Voilà votre cocktail gâché!

Passons vite au jardin où les passiflores font merveille si votre climat est assez doux pour les cultiver.

Nous avons affaire à une liane grimpante originaire d’Amérique du sud, principalement Brésil, Argentine et Paraguay dont la passiflore est la fleur nationale. Par son feuillage léger et élégant, et sa capacité à s’arrimer par des vrilles, cette grimpante est idéale pour couvrir une pergola, une clôture ou même garnir une façade en cachant une gouttière, un paratonnerre ou quelques fils disgracieux.

La floraison s’étale sur plusieurs mois. Bien que chaque fleur ne dure pas plus de trois jours, chaque matin en révèle de nouvelles.

Le seul défaut est que nous avons affaire à de grandes frileuses. L’espèce la plus résistante, Passiflora caerulea, la passiflore bleue, succombe en dessous de -5 °C et nécessite un sol sec.

Cette dernière espèce a un magnifique feuillage profondément lobé. A la base de chaque feuille se trouve une vrille qui permet à la plante de s’agripper à tout, même à une petite fissure dans la pierre. Ceci est très commode, car moyennant l’installation de quelques fils ou d’un treillis de départ, il ne sera plus nécessaire d’attacher la plante qui grimpera toute seule.
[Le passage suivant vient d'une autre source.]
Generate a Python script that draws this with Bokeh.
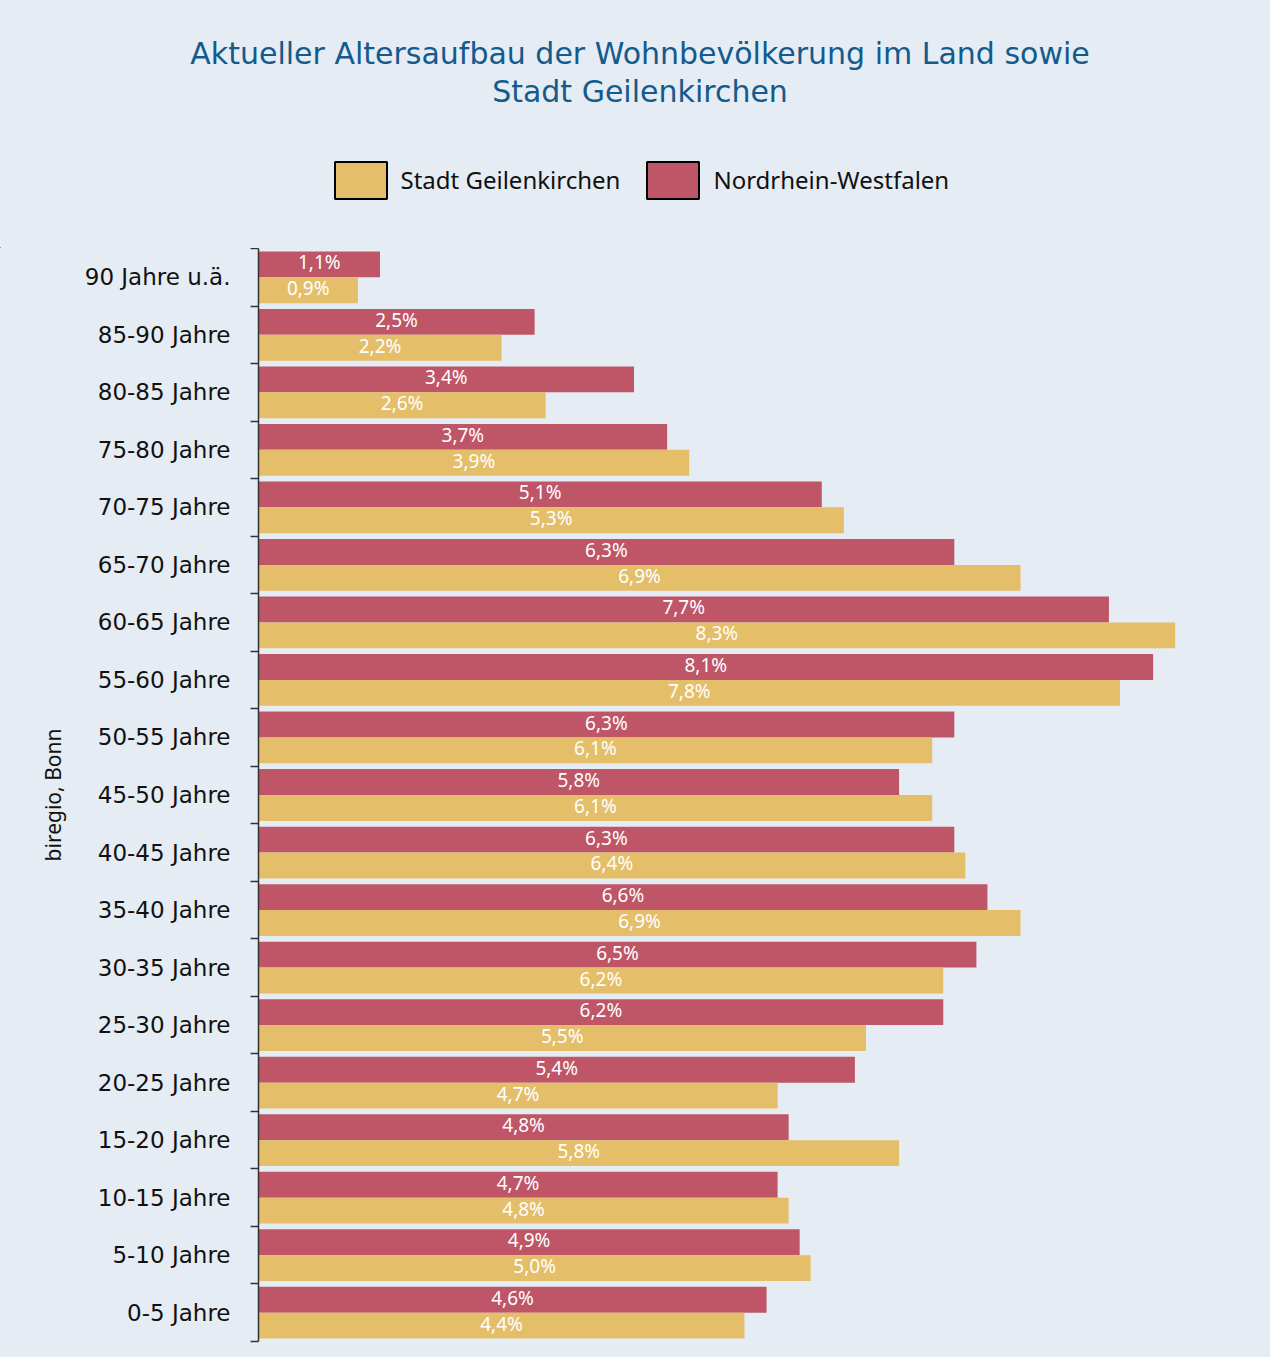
from bokeh.plotting import figure
from bokeh.layouts import column
from bokeh.models import ColumnDataSource, FixedTicker, Legend, LegendItem, Range1d
from bokeh.core.properties import value
from bokeh.embed import file_html
from bokeh.resources import INLINE

# ---------------- data ----------------
categories = ["90 Jahre u.ä.", "85-90 Jahre", "80-85 Jahre", "75-80 Jahre", "70-75 Jahre",
              "65-70 Jahre", "60-65 Jahre", "55-60 Jahre", "50-55 Jahre", "45-50 Jahre",
              "40-45 Jahre", "35-40 Jahre", "30-35 Jahre", "25-30 Jahre", "20-25 Jahre",
              "15-20 Jahre", "10-15 Jahre", "5-10 Jahre", "0-5 Jahre"]
nrw = [1.1, 2.5, 3.4, 3.7, 5.1, 6.3, 7.7, 8.1, 6.3, 5.8, 6.3, 6.6, 6.5, 6.2, 5.4, 4.8, 4.7, 4.9, 4.6]
geilenkirchen = [0.9, 2.2, 2.6, 3.9, 5.3, 6.9, 8.3, 7.8, 6.1, 6.1, 6.4, 6.9, 6.2, 5.5, 4.7, 5.8, 4.8, 5.0, 4.4]
series_names = ["Stadt Geilenkirchen", "Nordrhein-Westfalen"]
title_lines = ["Aktueller Altersaufbau der Wohnbevölkerung im Land sowie", "Stadt Geilenkirchen"]
source_text = "biregio, Bonn"

# ---------------- styles ----------------
BG = "#E5ECF3"
RED = "#BE5668"
YELLOW = "#E4BE69"
TITLE_COLOR = "#145A8C"
FONT = "Noto Sans"
TFONT = "DejaVu Sans"
HALF = 0.45
W, H = 1270, 1357
HEAD_H = 248

n = len(categories)
centers = [n - i - 0.5 for i in range(n)]


def fmt(v):
    return ("%.1f" % v).replace(".", ",") + "%"


# ---------------- header: title + legend ----------------
head = figure(width=W, height=HEAD_H, x_range=Range1d(0, W), y_range=Range1d(0, HEAD_H),
              output_backend="svg", toolbar_location=None,
              x_axis_location=None, y_axis_location=None,
              min_border=0, min_border_left=0, min_border_right=0,
              min_border_top=0, min_border_bottom=0)
head.frame_align = False
head.background_fill_alpha = 0
head.border_fill_alpha = 0
head.outline_line_color = None
head.grid.visible = False

head.text(x=[W / 2 + 4.5, W / 2 + 4.5], y=[HEAD_H - 53, HEAD_H - 91], text=title_lines,
          text_color=TITLE_COLOR, text_font=value(TFONT), text_font_size="30px",
          text_align="center", text_baseline="middle")

# legend swatches (one hidden row each, far outside the visible range)
leg_y = head.hbar(y=[-5000], left=[-5000], right=[-4999], height=1,
                  fill_color=YELLOW, line_color="black", line_width=2)
leg_r = head.hbar(y=[-5000], left=[-5000], right=[-4999], height=1,
                  fill_color=RED, line_color="black", line_width=2)
legend = Legend(items=[LegendItem(label=series_names[0], renderers=[leg_y]),
                       LegendItem(label=series_names[1], renderers=[leg_r])],
                orientation="horizontal", location=(327.5, HEAD_H - 202.6),
                background_fill_alpha=0, border_line_color=None,
                padding=0, margin=0, spacing=20,
                glyph_width=65, glyph_height=46, label_standoff=8,
                label_text_font=FONT, label_text_font_size="24px",
                label_text_color="#111111")
head.add_layout(legend, "center")

# ---------------- main chart ----------------
red_src = ColumnDataSource(dict(
    y=[c + HALF / 2 for c in centers], right=nrw,
    xm=[v / 2 for v in nrw], label=[fmt(v) for v in nrw]))
yel_src = ColumnDataSource(dict(
    y=[c - HALF / 2 for c in centers], right=geilenkirchen,
    xm=[v / 2 for v in geilenkirchen], label=[fmt(v) for v in geilenkirchen]))

p = figure(width=W, height=H - HEAD_H, x_range=Range1d(0, 9.0), y_range=Range1d(0, n),
           output_backend="svg", toolbar_location=None, x_axis_location=None,
           min_border_left=258, min_border_right=18, min_border_top=0, min_border_bottom=16)
p.frame_align = False
p.background_fill_alpha = 0
p.border_fill_alpha = 0
p.outline_line_color = None
p.grid.visible = False

p.hbar(y="y", left=0, right="right", height=HALF, source=red_src,
       fill_color=RED, line_color=None)
p.hbar(y="y", left=0, right="right", height=HALF, source=yel_src,
       fill_color=YELLOW, line_color=None)

for src in (red_src, yel_src):
    p.text(x="xm", y="y", text="label", source=src, text_color="white",
           text_font=value(FONT), text_font_size="19px", text_align="center",
           text_baseline="middle", y_offset=-2)

# y axis: labels at category centres, ticks at category boundaries
ax = p.yaxis[0]
ax.ticker = FixedTicker(ticks=centers, minor_ticks=list(range(n + 1)))
ax.major_label_overrides = {c: lab for c, lab in zip(centers, categories)}
ax.major_tick_line_color = None
ax.major_tick_out = 0
ax.major_tick_in = 0
ax.minor_tick_line_color = "#333333"
ax.minor_tick_line_width = 1.5
ax.minor_tick_out = 8
ax.minor_tick_in = 0
ax.axis_line_color = "#333333"
ax.axis_line_width = 1.5
ax.major_label_text_font = TFONT
ax.major_label_text_font_size = "23px"
ax.major_label_text_color = "#111111"
ax.major_label_standoff = 20
ax.axis_label = source_text
ax.axis_label_text_font = FONT
ax.axis_label_text_font_size = "21px"
ax.axis_label_text_font_style = "normal"
ax.axis_label_text_color = "#111111"
ax.axis_label_standoff = 15

layout = column(head, p, spacing=0, styles={"background-color": BG})
open("out.html", "w").write(file_html(layout, INLINE))
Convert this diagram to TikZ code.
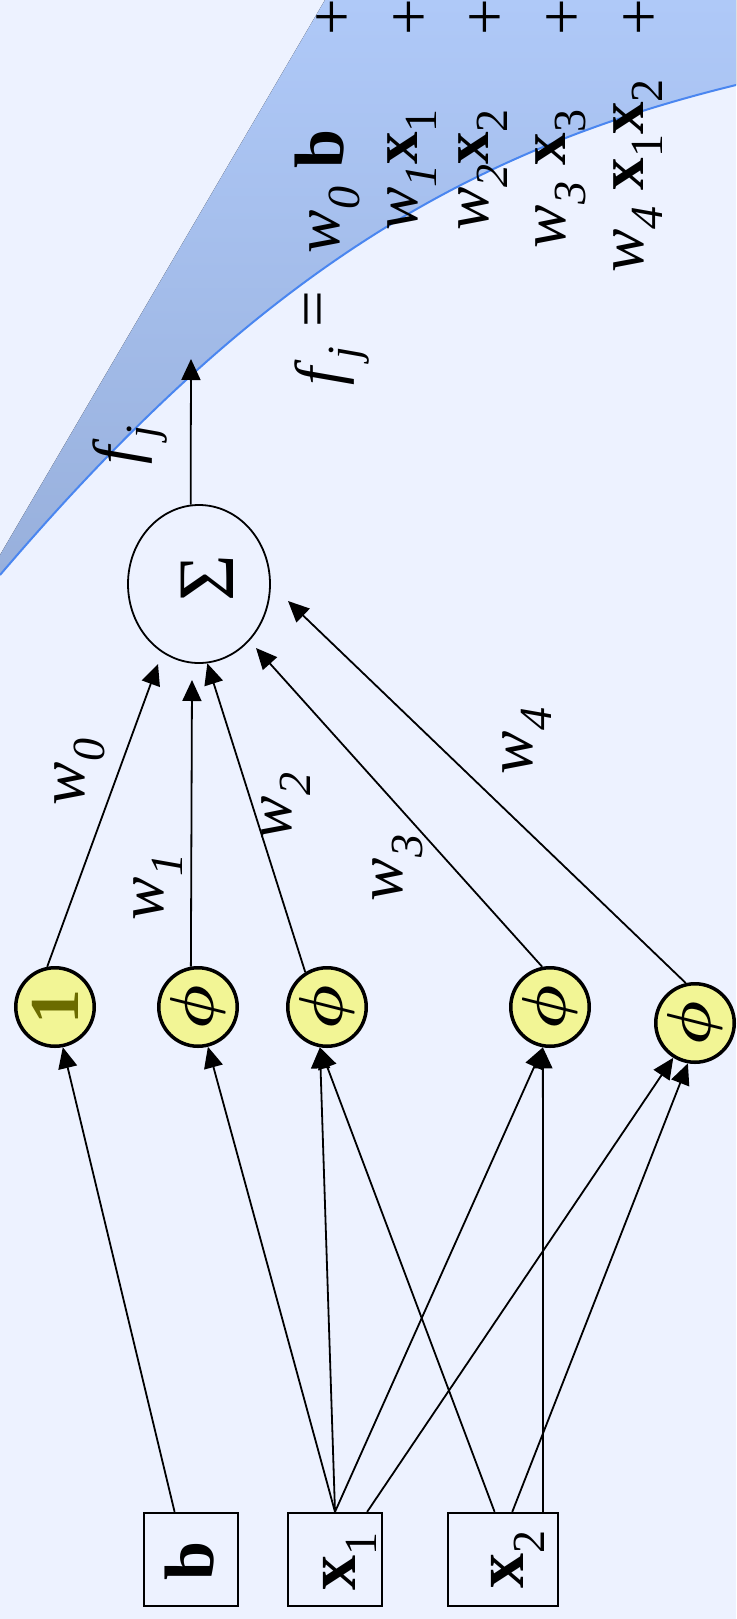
\documentclass[tikz,border=0pt]{standalone}
\usepackage{fontspec}
\setmainfont{Liberation Serif}
\usepackage{graphicx}
\usetikzlibrary{arrows.meta,shapes.geometric}
\definecolor{bg}{HTML}{EDF2FF}
\definecolor{bluetop}{HTML}{AFC9F8}
\definecolor{bluebot}{HTML}{98B0DC}
\definecolor{curvecol}{HTML}{4A86F0}
\definecolor{ylw}{HTML}{F2F595}
\definecolor{oliv}{HTML}{6B6B00}
\newcommand\lo[1]{\raisebox{-0.3em}{\fontsize{46}{46}\selectfont #1}}
\newcommand\phisym{\rotatebox{90}{\scalebox{6.2}{\boldmath$\phi$}}}
\begin{document}
\begin{tikzpicture}[x=1pt,y=-1pt,
  arr/.style={line width=1.8pt,-{Triangle[length=21pt,width=19pt]}},
  unit/.style={circle,draw,line width=3.5pt,fill=ylw,minimum size=78.5pt,inner sep=0pt},
  inbox/.style={rectangle,draw,line width=1.8pt,minimum height=93.5pt,inner sep=0pt},
  lbl/.style={rotate=90,inner sep=0pt,font=\fontsize{65}{72}\selectfont},
  big/.style={rotate=90,inner sep=0pt,font=\fontsize{70}{76}\selectfont}]
\fill[bg] (0,0) rectangle (736,1619);
\useasboundingbox (0,0) rectangle (736,1619);
\fill[top color=bluetop,bottom color=bluebot] (0,555) -- (325,0) -- (736,0) -- (736,85)
  .. controls (470,150) and (260,270) .. (0,575) -- cycle;
\draw[curvecol,line width=2pt] (0,575) .. controls (260,270) and (470,150) .. (736,85);

% formula
\node[lbl] (fa) at (332,366) {\textit{f}\lo{\itshape j}};
\node[lbl] (fb) at (319.5,309) {=};
\node[lbl] (fc) at (335,220) {\textit{w}\lo{\itshape 0}};
\node[big] (fd) at (319.5,149) {\textbf{b}};
\node[lbl] (l2) at (412,170) {\textit{w}\lo{\itshape 1}\textbf{x}\lo{1}};
\node[lbl] (l3) at (483,170) {\textit{w}\lo{\itshape 2}\textbf{x}\lo{2}};
\node[lbl] (l4) at (561,179) {\textit{w}\lo{\itshape 3} \textbf{x}\lo{3}};
\node[lbl] (l5) at (638,176) {\textit{w}\lo{\itshape 4} \textbf{x}\lo{1}\textbf{x}\lo{2}};
\node[lbl] (p1) at (335,17.5) {+};
\node[lbl] (p2) at (412,17.5) {+};
\node[lbl] (p3) at (488,17.5) {+};
\node[lbl] (p4) at (565,17.5) {+};
\node[lbl] (p5) at (642,17.5) {+};

% sum node
\node[ellipse,draw,line width=1.8pt,minimum width=142pt,minimum height=158pt,inner sep=0pt] (sigma) at (199,584) {};
\node[rotate=90,inner sep=0pt,font=\fontsize{80}{84}\selectfont] (sigtxt) at (207,578) {Σ};

% units
\node[unit] (one) at (55,1007) {\rotatebox{90}{\fontsize{70}{70}\selectfont\bfseries\color{oliv}1}};
\node[unit] (phi1) at (198,1007) {\phisym};
\node[unit] (phi2) at (327,1007) {\phisym};
\node[unit] (phi3) at (550,1007) {\phisym};
\node[unit] (phi4) at (695,1023) {\phisym};

% inputs
\node[inbox,minimum width=94.5pt] (b) at (191,1559.5) {};
\node[inbox,minimum width=94.5pt] (x1) at (335,1559.5) {};
\node[inbox,minimum width=110.5pt] (x2) at (503,1559.5) {};
\node[big] (bt) at (190,1561) {\textbf{b}};
\node[big] (x1t) at (350,1561) {\textbf{x}\lo{1}};
\node[big] (x2t) at (518,1559) {\textbf{x}\lo{2}};

% input edges
\draw[arr] (b.109) -- (one.-79);
\draw[arr] (x1.90) -- (phi1.-76);
\draw[arr] (x1.90) -- (phi2.-100);
\draw[arr] (x1.90) -- (phi3.-100);
\draw[arr] (x1.56) -- (phi4.-122);
\draw[arr] (x2.100) -- (phi2.-100);
\draw[arr] (x2.50) -- (phi3.-100);
\draw[arr] (x2.79) -- (phi4.-100);

% edges to sum
\coordinate (t0) at (158,664);
\coordinate (t1) at (192,680);
\coordinate (t3) at (256,648);
\coordinate (t4) at (288,601);
\coordinate (tout) at (191,359);
\draw[arr] (one.101) -- (t0);
\draw[arr] (phi1.100) -- (t1);
\draw[arr] (phi2.122) -- (sigma.-84);
\draw[arr] (phi3.101) -- (t3);
\draw[arr] (phi4.103) -- (t4);
\draw[arr] (sigma.96) -- (tout);

% labels
\node[lbl] (lf) at (130,445) {\textit{f}\lo{\itshape j}};
\node[lbl] (lw0) at (80,772) {\textit{w}\lo{\itshape 0}};
\node[lbl] (lw1) at (158,887) {\textit{w}\lo{\itshape 1}};
\node[lbl] (lw2) at (286,806) {\textit{w}\lo{\itshape 2}};
\node[lbl] (lw3) at (398,868) {\textit{w}\lo{\itshape 3}};
\node[lbl] (lw4) at (527,741) {\textit{w}\lo{\itshape 4}};
\end{tikzpicture}
\end{document}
Dans les forêts tropicales, elle s’élance dans les arbres et peut atteindre 25 m de haut.

Dans l’espèce Passiflora caerulea, qui est la plus répandue et la plus fiable, il n’y a pas un grand choix de couleurs. ‘Purple Passion’ est bien violet, ‘Constance Eliott’ est une très belle variante blanche, et ‘Amethyst Lavender Lady’ est une excellente sélection rose violacé.

Pour cultiver les vraies merveilles du genre, il faut un jardin complètement à l’abri du gel ou une serre. Toutefois, comme ces plantes poussent très vite, on peut les traiter en annuelles. Une des plus fascinantes est Passiflora alata, nommée pour ses tiges à section carrée ailées. Avec ses fleurs pendantes rouge vin et ses filaments striés pourpre et blanc, elle fait penser à une méduse. Un cultivar acheté avec une étiquette approximative m’enchante par ses filaments bouclés violet vif. Ce pourrait être Passiflora incarnata.

Ces fleurs merveilleuses, pollinisées par les butineurs à longue trompe, seront bientôt suivies par des fruits très décoratifs. La passiflore bleue donne de grosses baies oranges, produites sur une longue période. Elle contiennent une masse de graines rouges qui se ressèment facilement au jardin, mais le fruit est malheureusement tout à fait insipide.

Seule l’espèce Passiflora edulis, la passiflore comestible, produit le savoureux fruit de la passion. Cette baie-là est généralement violet foncé (bien qu’il en existe d’autres couleurs, jaunes notamment), et est connue en Amérique du sud sous le nom de maracuja. A moins de posséder une serre chauffée, ce fruit reste hors de portée du jardinier amateur. Un fruit défendu!

Je conseillerais de tenter de cultiver au moins une passiflore, ne fût-ce que pour faire admirer une de ses fleurs étonnantes et avoir une belle histoire à raconter.